Published on August 4, 2020
The mass protests against police brutality and for racial equity that have dominated Seattle and the nation for the past two months are like few others in American history — a sustained, daily movement, in major cities, sleepy suburbs and rural towns, with no central organizing hub, driven by social media and word-of-mouth.
Locally, the protests have already won significant policy changes. Seattle police are out of Seattle schools. Seven of nine Seattle City Council members have generally pledged to cut Seattle police funding by half. The Police Department is being stripped of some of its duties. An old city fire station will become a Black cultural center. King County has pledged to re-purpose its just-completed youth jail and close an old adult jail. The governor wants to ban police choke holds. Juneteenth will be a paid county holiday. Black Lives Matter won a significant court injunction limiting police force.

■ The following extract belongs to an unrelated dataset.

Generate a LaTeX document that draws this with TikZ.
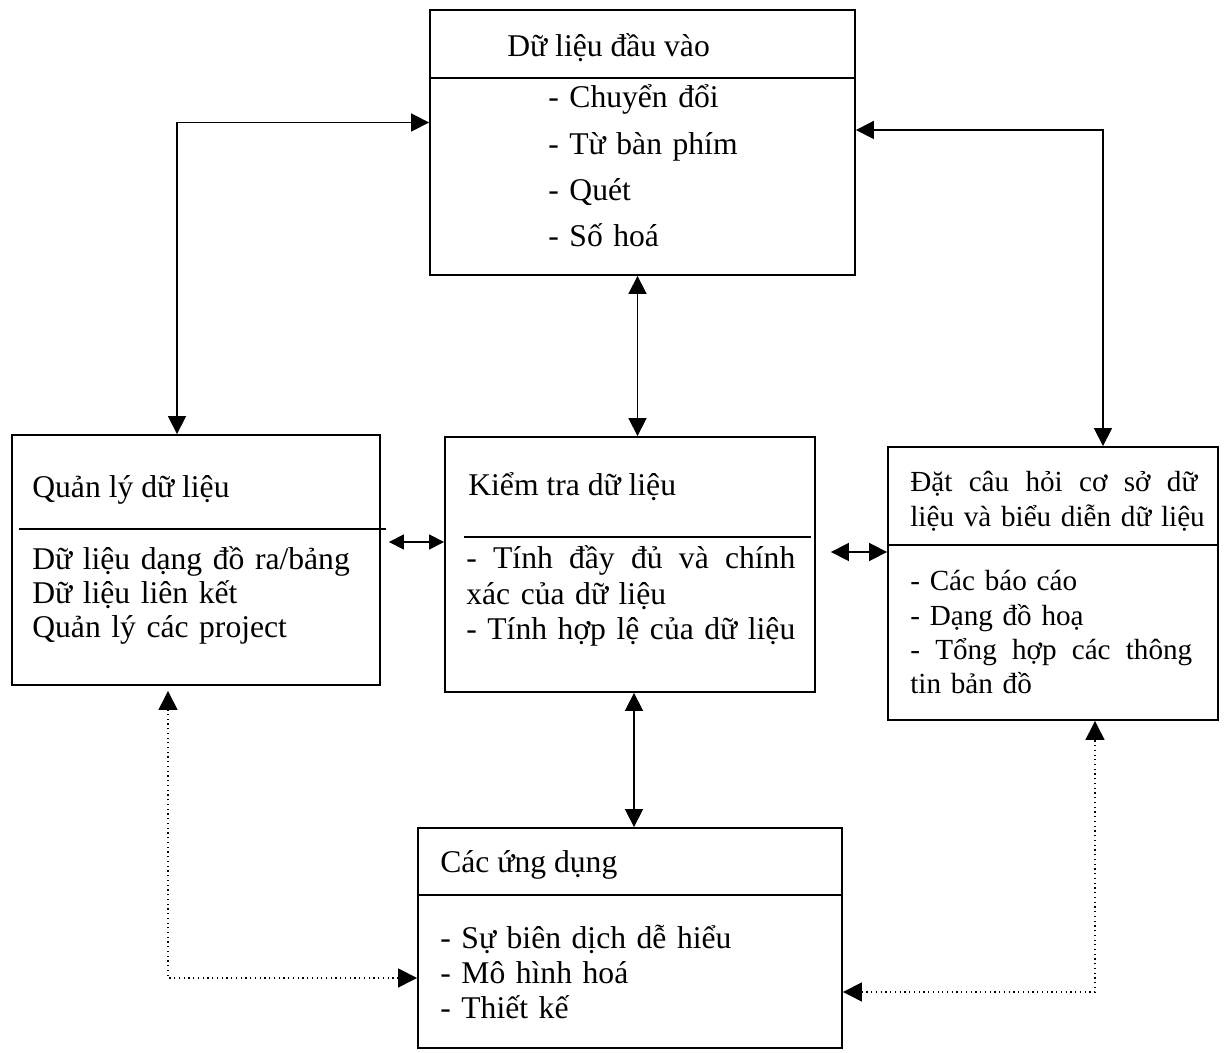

There are many more. This is an incomplete list.
But activists and organizers say their work is far from done. Many of their victories remain intangible pledges. The average white family in America has 10 times the wealth of the average Black family. The wage gap between Black men and white men is as wide as it was in 1950. A Black preschooler is nearly four-times as likely to be suspended as a white preschooler.
James Gregory, a professor of history at the University of Washington who studies social movements, is among scholars who say the Black Lives Matter movement stood as the largest, sustained protest event in American history.
The closest comparison, Gregory said, might be the summer of 1932, as the Great Depression intensified, unemployed marchers hit the streets in U.S. cities, farmers went on strike throughout the Midwest and World War I veterans camped out in Washington, D.C., to demand war bonuses before the Army violently cleared them out.
“The ability to sustain these demonstrations across months now is unique,” Gregory said. “That has never happened before on this scale. Millions of people who have participated and can come back night after night, day after day, that’s totally new in this country.”